Fair enough, but I couldn’t help but think about Popeye’s friend, Wimpy, as the discussion proceeded. Wimpy, readers of my vintage might recall, had a favourite saying — “I will gladly pay you Tuesday for a hamburger today.” The perpetually broke character did love his burgers. Reserve funds, I kept thinking, are the polar opposite of Wimpy’s economic plan. Think of those reserves as the taxpayer saying, “I’ll gladly pay you today for a hamburger on Tuesday.”

Years ago, under the leadership of Mayor Lela Irvine, town council initiated a policing reserve fund in anticipation of Creston going over the 5,000 mark in population and having to pay a much larger portion of its policing costs. The theory was simple — build up a fund that would help ease the sudden jump in cost. In other words, pay more taxes today so that the increase won’t seem so dramatic tomorrow.

And the plan worked. Without that fund, Creston taxpayers would have faced a huge tax increase immediately.

In our personal economies, many of us also have reserve funds, most notably in the form of retirement savings accounts. We save today so that we can supplement our government pensions upon retirement. Some have education savings plans and some have rainy day funds for emergencies. Heck, some even set aside money for vacations. But for bigger purchases like vehicles and houses, we most commonly borrow, paying for them at the same time we are getting the benefit of their use. That’s an important part of my distaste for reserve funds in general — we are paying for something today so we can pay less, or even nothing, when we are actually getting the benefit.

Think of the many, many taxpayers who for years paid into that policing reserve fund and then died or moved before we had to start paying for the service. They paid in advance for a hamburger they never got to enjoy.
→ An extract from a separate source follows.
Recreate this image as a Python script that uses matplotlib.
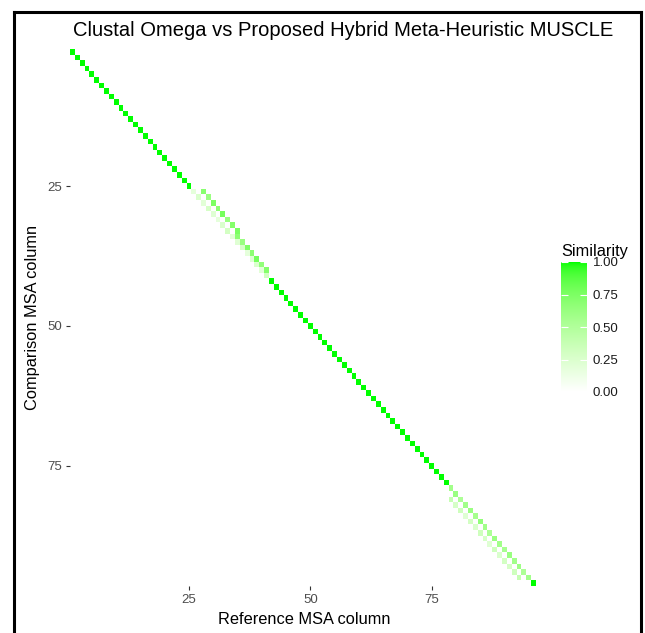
import numpy as np
import matplotlib
matplotlib.use("Agg")
import matplotlib.pyplot as plt
from matplotlib.colors import ListedColormap
from matplotlib.lines import Line2D

plt.rcParams['font.family'] = ['Liberation Sans', 'DejaVu Sans']

# ---------------- data ----------------
n_cols = 96
full_rows = list(range(1, 26)) + list(range(42, 79)) + [96]

regionA_light_rows = list(range(26, 42))
regionA_light_vals = [0.18, 0.25, 0.20, 0.28, 0.22, 0.18, 0.25, 0.30,
                      0.20, 0.22, 0.28, 0.18, 0.22, 0.25, 0.20, 0.32]
regionA_med_rows = list(range(26, 41))
regionA_med_offsets = [2, 2, 2, 2, 2, 2, 2, 2, 1, 1, 1, 1, 1, 1, 1]
regionA_med_vals = [0.70, 0.62, 0.75, 0.68, 0.78, 0.62, 0.72, 0.76,
                    0.68, 0.62, 0.74, 0.68, 0.78, 0.66, 0.72]

regionB_med_rows = list(range(79, 96))
regionB_med_vals = [0.58, 0.62, 0.52, 0.58, 0.62, 0.56, 0.66, 0.58, 0.52,
                    0.62, 0.58, 0.55, 0.62, 0.58, 0.60, 0.52, 0.58]
regionB_light_rows = list(range(81, 96))
regionB_light_offset = -2
regionB_light_vals = [0.38, 0.28, 0.33, 0.22, 0.30, 0.25, 0.33, 0.28,
                      0.22, 0.33, 0.25, 0.30, 0.28, 0.33, 0.38]

x_ticks = [25, 50, 75]
y_ticks = [25, 50, 75]
legend_ticks = [0.0, 0.25, 0.5, 0.75, 1.0]

# similarity matrix (rows = comparison column, cols = reference column)
Z = np.zeros((n_cols, n_cols))
for r in full_rows:
    Z[r - 1, r - 1] = 1.0
for r, v in zip(regionA_light_rows, regionA_light_vals):
    Z[r - 1, r - 1] = v
for r, o, v in zip(regionA_med_rows, regionA_med_offsets, regionA_med_vals):
    Z[r - 1, r - 1 + o] = v
for r, v in zip(regionB_med_rows, regionB_med_vals):
    Z[r - 1, r - 1] = v
for r, v in zip(regionB_light_rows, regionB_light_vals):
    Z[r - 1, r - 1 + regionB_light_offset] = v

# ---------------- colormap: white -> green interpolated in CIELAB ----------------
def srgb_to_lab(rgb):
    rgb = np.asarray(rgb, float)
    lin = np.where(rgb <= 0.04045, rgb / 12.92, ((rgb + 0.055) / 1.055) ** 2.4)
    M = np.array([[0.4124, 0.3576, 0.1805],
                  [0.2126, 0.7152, 0.0722],
                  [0.0193, 0.1192, 0.9505]])
    xyz = M @ lin
    wp = np.array([0.95047, 1.0, 1.08883])
    t = xyz / wp
    f = np.where(t > (6 / 29) ** 3, np.cbrt(t), t / (3 * (6 / 29) ** 2) + 4 / 29)
    return np.array([116 * f[1] - 16, 500 * (f[0] - f[1]), 200 * (f[1] - f[2])])

def lab_to_srgb(lab):
    L, a, b = lab
    fy = (L + 16) / 116
    fx = fy + a / 500
    fz = fy - b / 200
    f = np.array([fx, fy, fz])
    t = np.where(f > 6 / 29, f ** 3, 3 * (6 / 29) ** 2 * (f - 4 / 29))
    xyz = t * np.array([0.95047, 1.0, 1.08883])
    Minv = np.array([[3.2406, -1.5372, -0.4986],
                     [-0.9689, 1.8758, 0.0415],
                     [0.0557, -0.2040, 1.0570]])
    lin = np.clip(Minv @ xyz, 0, 1)
    rgb = np.where(lin <= 0.0031308, 12.92 * lin, 1.055 * lin ** (1 / 2.4) - 0.055)
    return np.clip(rgb, 0, 1)

lab_lo = srgb_to_lab([1.0, 1.0, 1.0])
lab_hi = srgb_to_lab([0.0, 1.0, 0.0])
cols = [lab_to_srgb(lab_lo + (lab_hi - lab_lo) * s) for s in np.linspace(0, 1, 256)]
cmap = ListedColormap(cols)

# ---------------- figure ----------------
W, H = 645, 633
fig = plt.figure(figsize=(W / 100, H / 100), dpi=100)

pl, pr, pt, pb = 70, 536, 49, 586
ax = fig.add_axes([pl / W, 1 - pb / H, (pr - pl) / W, (pb - pt) / H])

edges = np.arange(0.5, n_cols + 1.5, 1.0)
mesh = ax.pcolormesh(edges, edges, Z, cmap=cmap, vmin=0, vmax=1,
                     shading='flat', edgecolors='none', antialiased=False)
ax.set_xlim(0.5, n_cols + 0.5)
ax.set_ylim(n_cols + 0.5, 0.5)
for s in ax.spines.values():
    s.set_visible(False)
ax.set_xticks(x_ticks)
ax.set_yticks(y_ticks)
ax.set_xticklabels([str(t) for t in x_ticks])
ax.set_yticklabels([str(t) for t in y_ticks])
ax.tick_params(length=3, width=0.8, color='#333333', labelcolor='#4D4D4D',
               labelsize=9.5, pad=3)

ax.set_xlabel('Reference MSA column', fontsize=11.8, color='black')
ax.xaxis.label.set_va('center')
ax.xaxis.set_label_coords((304 - pl) / (pr - pl), (pb - 620) / (pb - pt))
ax.set_ylabel('Comparison MSA column', fontsize=11.8, color='black')
ax.yaxis.label.set_va('center')
ax.yaxis.set_label_coords((33 - pl) / (pr - pl), 0.5)

fig.text(73 / W, 1 - 31 / H,
         'Clustal Omega vs Proposed Hybrid Meta-Heuristic MUSCLE',
         fontsize=14.5, ha='left', va='center', color='black')

# colorbar
cl, cr, ct, cb = 561, 587, 262, 392
cax = fig.add_axes([cl / W, 1 - cb / H, (cr - cl) / W, (cb - ct) / H])
cbar = fig.colorbar(mesh, cax=cax, ticks=legend_ticks)
cbar.outline.set_visible(False)
cbar.ax.set_yticklabels(['%.2f' % t for t in legend_ticks])
cax.tick_params(left=True, right=True, labelleft=False, labelright=True,
                direction='in', color='white', length=5, width=0.8,
                labelsize=9.5, labelcolor='#1A1A1A', pad=4)
fig.text(561 / W, 1 - 251 / H, 'Similarity', fontsize=11.8, ha='left',
         va='center', color='black')

# outer border
bc = 'black'
fig.add_artist(Line2D([14 / W, 14 / W], [0, 1 - 12 / H], transform=fig.transFigure,
                      color=bc, lw=2.2))
fig.add_artist(Line2D([14 / W, 641 / W], [1 - 12 / H, 1 - 12 / H],
                      transform=fig.transFigure, color=bc, lw=2.2))
fig.add_artist(Line2D([641 / W, 641 / W], [0, 1 - 12 / H], transform=fig.transFigure,
                      color=bc, lw=2.2))

fig.savefig('out.png', dpi=100, facecolor='white')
Someone who moved into town in the year that we went over the 5,000 mark had the blow of higher policing costs softened because others — call them Reverse Wimpys — paid today for a hamburger on Tuesday.

Local government administrators and elected officials can be forgiven for their love of reserve funds. Those funds can allow emergencies to be addressed without messing up a budget or having to borrow, the latter of which needs taxpayer approval. Easier to dip into a reserve fund than to go the public with hat in hand, asking for permission to borrow.

It took an enormous volunteer effort to convince taxpayers to borrow so we could have the beautiful Creston and District Community Complex that we enjoy today, and there was no reserve fund (unless you count fundraising efforts, which were voluntary, unlike taxes). The majority of voters expressed their willingness to pay today, and tomorrow, for a hamburger today, and tomorrow. Just as they do when they take out a car loan or a mortgage to buy a house.

I am not saying that reserve funds are fundamentally bad, or that those who like them are wrong. But I think their creation should be undertaken with the same prudence as we expect from any government spending. Call me a spend-as-I-go guy. I’m happier paying for my burger when I get it.

Lorne Eckersley is the publisher of the Creston Valley Advance.